Je vais laisser ici la parole à Gerald Durrell qui, mieux que personne, vous donnera l'idée exacte du ton (inimitable) qu'il a su insuffler à son livre :

[...] ... " Il est temps de faire quelque chose ! [dit Larry.] Comment veux-tu que j'écrive une prose immortelle dans cette atmosphère ?

- Oui, mon chéri," dit Mère d'un air vague.

- Ce dont nous avons tous besoin," dit Larry, revenant à ses moutons, "c'est de soleil ... d'un pays où nous puissions nous épanouir.

- Oui, mon chéri, ce serait bien agréable," dit Mère, qui ne l'écoutait pas.

- "J'ai reçu ce matin une lettre de George ... Il dit que Corfou est merveilleux. Pourquoi ne pas partir pour la Grèce ?

- Oui, mon chéri, si tu veux," dit Mère dans un moment d'inattention.

(Lorsqu'il s'agissait de Larry, Mère évitait généralement de se compromettre.)

- "Quand ?" demanda Larry, assez surpris de cette approbation.

S'avisant qu'elle avait commis une erreur tactique, Mère posa sur ses genoux les "Recette faciles d'après Rajputana."

- "Eh ! bien, tu pourrais peut-être partir avant, mon chéri, pour préparer les choses. Tu m'écrirais pour me dire si c'est agréable et nous te rejoindrions."

Larry lui jeta un regard foudroyant.

- "Tu as déjà dit ça quand j'ai suggéré d'aller en Espagne, et j'ai passé deux mois interminables à Séville, à attendre ta venue. Non, si nous allons en Grèce, allons-y tous ensemble.

- Vraiment, tu exagères," dit Mère d'un ton plaintif. "En tous cas, je ne puis partir ainsi. Il faut que je prenne des dispositions au sujet de la maison.

- Des dispositions ? quelles dispositions ? Tu n'as qu'à la vendre.

- C'est impossible, mon chéri !" dit Mère, scandalisée.

- "Pourquoi ?

- Mais je viens de l'acheter !

- Eh ! bien, vends-la pendant qu'elle est encore intacte.

- C'est ridicule, mon chéri," dit Mère avec fermeté, "et absolument hors de question. Ce serait une folie."

Nous vendîmes donc la maison et, telle une bande d'oiseaux migrateurs, prîmes la fuite, loin du lugubre été anglais. ... [...]"
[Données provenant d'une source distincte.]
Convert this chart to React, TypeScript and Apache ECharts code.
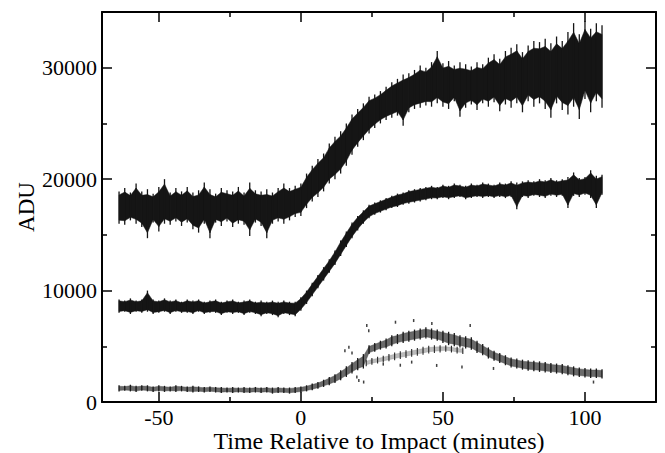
import React, { useEffect, useRef } from "react";
import * as echarts from "echarts";

// Time relative to impact (minutes)
const minutes = [-64,-62,-60,-58,-56,-54,-52,-50,-48,-46,-44,-42,-40,-38,-36,-34,-32,-30,-28,-26,-24,-22,-20,-18,-16,-14,-12,-10,-8,-6,-4,-2,0,2,4,6,8,10,12,14,16,18,20,22,24,26,28,30,32,34,36,38,40,42,44,46,48,50,52,54,56,58,60,62,64,66,68,70,72,74,76,78,80,82,84,86,88,90,92,94,96,98,100,102,104,106];

// Upper curve: envelope (high / low) of the noisy trace, ADU
const upperHi = [18900,19200,18800,19600,18900,19100,18700,19300,20000,18800,
  19200,18900,19300,18800,19000,19700,19100,18700,19200,19000,
  18900,19300,18800,19700,19000,18900,19100,18800,19200,19600,
  19200,19400,19600,20500,21200,21800,22300,23200,23800,24300,
  25000,25800,26300,26800,27400,27600,27900,28300,28700,29000,
  29400,29500,29800,30200,30000,30500,31500,30400,30600,30200,
  30500,30300,30100,30500,30300,30900,31200,30800,31500,31800,
  32100,31400,32000,32400,32300,32600,32200,32800,32400,33200,
  34000,33000,34200,33500,34000,33800];
const upperLo = [16000,15900,16300,16000,15700,14700,16100,15300,16000,15900,
  16200,15800,16100,15500,15200,16000,14700,16100,15800,16200,
  15700,16000,15900,14900,16100,15800,14700,16000,16200,16000,
  16300,16600,16700,17400,18000,18400,18900,19600,20000,20500,
  21200,22200,22900,23500,24100,24600,25000,25300,25500,25700,
  24800,26000,26300,26400,26600,26500,26800,26500,26300,27000,
  25600,26400,26700,26200,26800,26500,26900,26100,26700,26400,
  26800,26000,27000,26500,26800,26300,25500,26800,26200,25800,
  26500,25400,27200,26000,27000,26400];

// Middle curve
const middleHi = [9200,9100,9300,9100,9200,10000,9200,9100,9300,9100,
  9200,9000,9200,9100,9200,9000,9100,9200,9000,9100,
  9200,9000,9100,9200,9000,9100,9000,9100,9000,9100,
  9000,9000,9400,10000,10700,11400,12100,12800,13600,14500,
  15300,16100,16700,17200,17700,17900,18100,18300,18500,18700,
  18800,19000,19100,19200,19300,19400,19300,19500,19400,19600,
  19500,19400,19600,19500,19700,19600,19500,19700,19600,19800,
  19700,19800,19900,19800,20000,19900,20100,19900,20000,20200,
  20600,20100,20200,20800,20300,20400];
const middleLo = [8000,8100,7900,8100,8000,8100,7900,8000,8100,7900,
  8100,8000,8000,7900,8100,7900,8000,8000,7800,8000,
  7900,8000,7800,8000,7900,7700,7900,7800,7600,7900,
  7800,7700,8200,8800,9500,10200,10900,11600,12300,13100,
  13900,14700,15400,16000,16500,16800,17000,17200,17400,17500,
  17700,17800,17900,18000,18100,18200,18200,18300,18200,18300,
  18400,18200,18300,18400,18300,18400,18300,18400,18300,18400,
  17300,18400,18300,18500,18400,18300,18500,18400,18500,17400,
  18500,18400,18600,18300,17400,18600];

// Lower curve (main track)
const lowerHi = [1500,1450,1550,1450,1500,1500,1400,1500,1450,1400,
  1500,1450,1400,1450,1400,1350,1400,1350,1350,1300,
  1350,1300,1350,1300,1350,1300,1350,1300,1350,1300,
  1300,1350,1400,1500,1650,1800,2000,2250,2500,2850,
  3200,3600,3950,4300,5100,5300,5500,5700,6000,6100,
  6300,6400,6500,6600,6700,6600,6500,6400,6300,6200,
  6000,5900,5800,5500,5200,4900,4600,4400,4200,4000,
  3900,3800,3750,3700,3650,3600,3500,3450,3400,3300,
  3200,3100,3050,3000,3000,2950];
const lowerLo = [950,1000,950,900,1000,950,900,950,900,950,
  900,950,900,850,900,850,900,850,800,850,
  800,850,800,800,850,800,850,750,800,800,
  750,800,850,950,1050,1200,1350,1500,1700,1950,
  2250,2550,2850,3000,4300,4500,4700,4800,5000,5200,
  5300,5400,5500,5600,5700,5600,5500,5300,5100,5000,
  4900,4800,4700,4400,4200,3900,3700,3500,3300,3100,
  3000,2900,2800,2750,2700,2650,2600,2550,2500,2400,
  2300,2250,2200,2150,2150,2100];

// Lower curve, secondary (fainter) track
const minutesB = [23,25,27,29,31,33,35,37,39,41,43,45,47,49,51,53,55,57];
const lowerBHi = [3800,3950,4050,4150,4300,4450,4550,4650,4750,4850,4950,5050,5100,5100,5100,5050,4950,4900];
const lowerBLo = [3200,3350,3450,3550,3650,3750,3850,3950,4050,4150,4250,4350,4400,4450,4500,4450,4350,4300];

// Scattered outlying points of the lower curve
const lowerOutliers = [[23.2,6860],[23.9,6400],[33.3,7160],[39.7,7310],[46.1,7040],[20.4,1940],[22.1,1790],[19.7,2240],[16.9,4920],[47.8,3280],[39,3580],[59.6,6860],[56.7,3130],[67.8,3010],[103,1790],[15.5,4600],[18,4400],[29,3400],[35,3300]];

const xMajor = [-50, 0, 50, 100];
const xMinor = [-25, 25, 75];
const yMajor = [0, 10000, 20000, 30000];
const yMinor = [5000, 15000, 25000];
const xTitle = "Time Relative to Impact (minutes)";
const yTitle = "ADU";

const FONT = "Liberation Serif";

function band(
  t: number[], hi: number[], lo: number[],
  fill: string, fillOpacity: number, core: number,
  stroke: string, strokeWidth: number
) {
  const data = t.map((_, i) => {
    const j = Math.min(i + 1, t.length - 1);
    return [t[i], lo[i], hi[i], t[j], lo[j], hi[j], i === t.length - 1 ? 1 : 0];
  });
  return {
    type: "custom",
    silent: true,
    clip: true,
    data,
    encode: { x: [0, 3], y: [1, 2, 4, 5] },
    renderItem: (_p: any, api: any) => {
      const t0 = api.value(0), l0 = api.value(1), h0 = api.value(2);
      const t1 = api.value(3), l1 = api.value(4), h1 = api.value(5);
      const c0 = (l0 + h0) / 2, r0 = ((h0 - l0) / 2) * core;
      const c1 = (l1 + h1) / 2, r1 = ((h1 - l1) / 2) * core;
      const children: any[] = [];
      if (!api.value(6)) {
        children.push({
          type: "polygon",
          shape: {
            points: [
              api.coord([t0, c0 + r0]), api.coord([t1, c1 + r1]),
              api.coord([t1, c1 - r1]), api.coord([t0, c0 - r0]),
            ],
          },
          style: { fill, opacity: fillOpacity, stroke: fill, lineWidth: 0.5 },
        });
      }
      const top = api.coord([t0, h0]);
      const bot = api.coord([t0, l0]);
      children.push({
        type: "line",
        shape: { x1: top[0], y1: top[1], x2: bot[0], y2: bot[1] },
        style: { stroke, lineWidth: strokeWidth },
      });
      return { type: "group", children };
    },
  };
}

function xAx(pos: string, vals: number[], len: number, labels: boolean, line: boolean) {
  return {
    type: "value",
    position: pos,
    min: -70,
    max: 125,
    axisLine: { show: line, onZero: false, lineStyle: { color: "#000", width: 2 } },
    axisTick: { show: true, inside: true, length: len, customValues: vals, lineStyle: { color: "#000", width: 1.5 } },
    axisLabel: labels
      ? { show: true, customValues: vals, color: "#000", fontFamily: FONT, fontSize: 22, lineHeight: 18, margin: 6, formatter: (v: number) => String(v) }
      : { show: false },
    splitLine: { show: false },
  };
}

function yAx(pos: string, vals: number[], len: number, labels: boolean, line: boolean) {
  return {
    type: "value",
    position: pos,
    min: 0,
    max: 35000,
    axisLine: { show: line, onZero: false, lineStyle: { color: "#000", width: 2 } },
    axisTick: { show: true, inside: true, length: len, customValues: vals, lineStyle: { color: "#000", width: 1.5 } },
    axisLabel: labels
      ? { show: true, customValues: vals, color: "#000", fontFamily: FONT, fontSize: 22, margin: 5, formatter: (v: number) => String(v) }
      : { show: false },
    splitLine: { show: false },
  };
}

export default function App() {
  const ref = useRef<HTMLDivElement>(null);
  useEffect(() => {
    if (!ref.current) return;
    const chart = echarts.init(ref.current, undefined, { renderer: "svg" });
    chart.setOption({
      animation: false,
      backgroundColor: "#fff",
      grid: { left: 102, right: 9, top: 12, bottom: 51, outerBoundsMode: "none" },
      xAxis: [
        xAx("bottom", xMajor, 10, true, true),
        xAx("bottom", xMinor, 5, false, false),
        xAx("top", xMajor, 10, false, true),
        xAx("top", xMinor, 5, false, false),
      ],
      yAxis: [
        yAx("left", yMajor, 10, true, true),
        yAx("left", yMinor, 5, false, false),
        yAx("right", yMajor, 10, false, true),
        yAx("right", yMinor, 5, false, false),
      ],
      graphic: [
        {
          type: "text",
          x: 379,
          y: 441,
          style: { text: xTitle, font: `24px "${FONT}"`, lineHeight: 20, fill: "#000", textAlign: "center", textVerticalAlign: "middle" },
        },
        {
          type: "text",
          x: 26,
          y: 207,
          rotation: Math.PI / 2,
          style: { text: yTitle, font: `23px "${FONT}"`, fill: "#000", textAlign: "center", textVerticalAlign: "middle" },
        },
      ],
      series: [
        band(minutes, upperHi, upperLo, "#151515", 1, 0.78, "#151515", 1.3),
        band(minutes, middleHi, middleLo, "#151515", 1, 0.8, "#151515", 1.3),
        band(minutes, lowerHi, lowerLo, "#444", 0.8, 0.7, "#1a1a1a", 1.3),
        band(minutesB, lowerBHi, lowerBLo, "#777", 0.5, 0.55, "#2a2a2a", 1.1),
        {
          type: "scatter",
          data: lowerOutliers,
          symbol: "rect",
          symbolSize: [1.5, 3],
          itemStyle: { color: "#111" },
          silent: true,
        },
      ],
    });
    return () => chart.dispose();
  }, []);
  return (
    <div
      ref={ref}
      style={{ position: "fixed", left: 0, top: 0, width: 665, height: 453, background: "#fff" }}
    />
  );
}
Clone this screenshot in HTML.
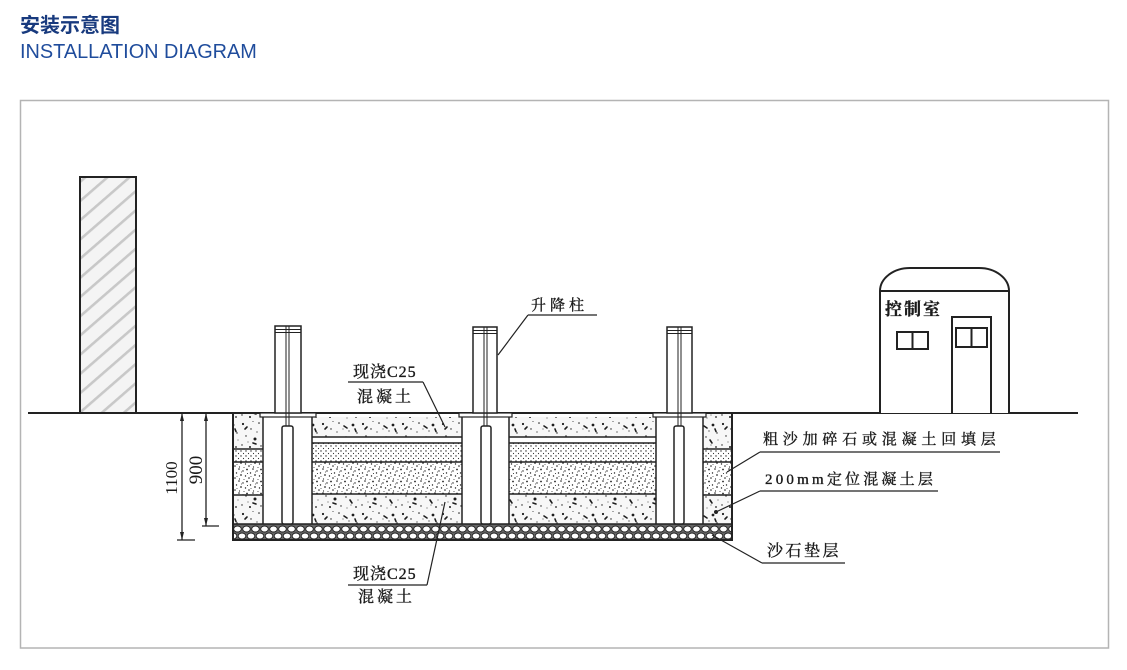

Pas un instant, ni le rythme de l'action, ni le sens de l'humour ne faiblissent tout au long de ces 280 pages parmi lesquelles, au gré de ses préférences, on retiendra soit l'"attaque" de Larry Durrell (futur auteur du "Quatuor d'Alexandrie" et grand ami de Henry Miller et d'Anaïs Nin) par une maman scorpion enfermée dans une boîte d'allumettes avec tous ses bébés par un Gerry déjà animé d'une ardeur de chercheur, soit le saccage de la chambre de l'écrivain par les Pilles, soit la description malicieuse des amis "artistes" du même Larry débarquant à la Villa Jonquille, soit encore l'évocation des différents "précepteurs" que le souci d'une éducation bien menée poussa Mrs Durrell à donner au plus jeune de ses enfants.

Avec cela, une foule de personnages dits "secondaires" mais que le lecteur n'est pas près d'oublier : Spiro, le chauffeur de taxi qui se posera très vite comme le mentor des Durrell à Corfou ; Lugaretzia, la bonne hypocondriaque, toujours prête à raconter ses problèmes intestinaux ou gastriques, Théodore Stéphanidès, le botaniste lunaire aux mille et une histoires farfelues sans oublier les animaux eux-même : Quasimodo le pigeon, Achille la tortue, les deux abominables Pilles, toujours à l'affût d'un mauvais coup, Geronimo le gecko, Roger, Widdle et Puke (les chiens de Gerry) face à Dodo (la chienne de Mère) plus les innombrables araignées, insectes et autres larves dont l'étude minutieuse comble de joie le jeune Gerry pratiquement depuis le berceau.

Un livre à relire si vous avez la chance de le posséder. Sinon, courez l'acheter : la déprime ne saurait résister à un pareil antidote.